Professor of Law
Deborah Zalesne is a professor of law at the City University of New York School of Law where she teaches in the areas of contract, corporate, and commercial law. She has published extensively in the areas of criminal justice, race and gender justice, legal pedagogy, and issues relating to the use of contracts to empower disenfranchised groups. She co-wrote “Teaching to Every Student: Explicitly Integrating Skills and Theory into the Contracts Class” and she is a member of the author team for the fifth and sixth editions of the casebook “Contracting Law,” both published by Carolina Academic Press. She has authored/co-authored over 40 scholarly articles for legal publications such as the Yale Journal of Law and Feminism, the Columbia Journal of Race and the Law, and the Harvard Women’s Law Review, and her work has been cited as legal authority hundreds of times in law journals, books, and state and federal court opinions.
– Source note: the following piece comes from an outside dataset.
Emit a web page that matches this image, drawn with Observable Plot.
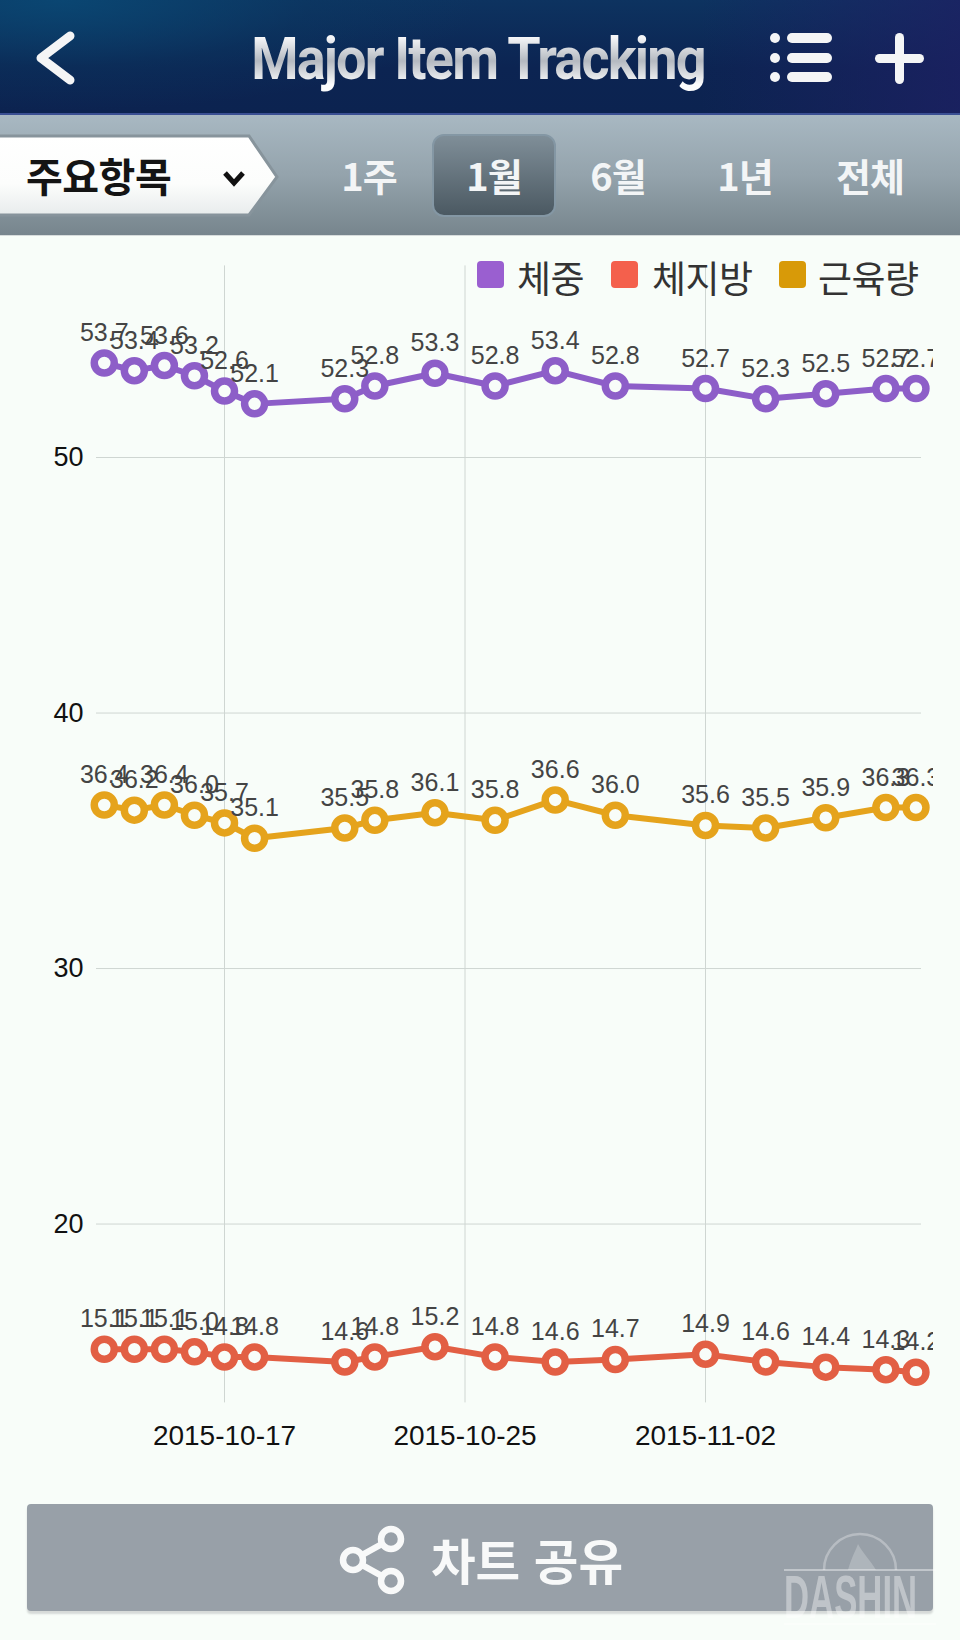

Deborah’s current scholarship focuses on the harms of solitary confinement. In 2025, she co-wrote “Ending Isolation: The Case Against Solitary Confinement” with incarcerated journalist Christopher Blackwell (published with Pluto Press). Chris and Deborah are currently co-editing a book entitled Dear Teenage Me: Voices from Beyond the Barbed Wire, that will include essays by incarcerated people in the form of letters to their younger selves. With Chris, Deborah founded and runs a Writers Development Program that pairs aspiring incarcerated writers with inside and outside volunteer mentors who support their writing and help pitch it to media outlets.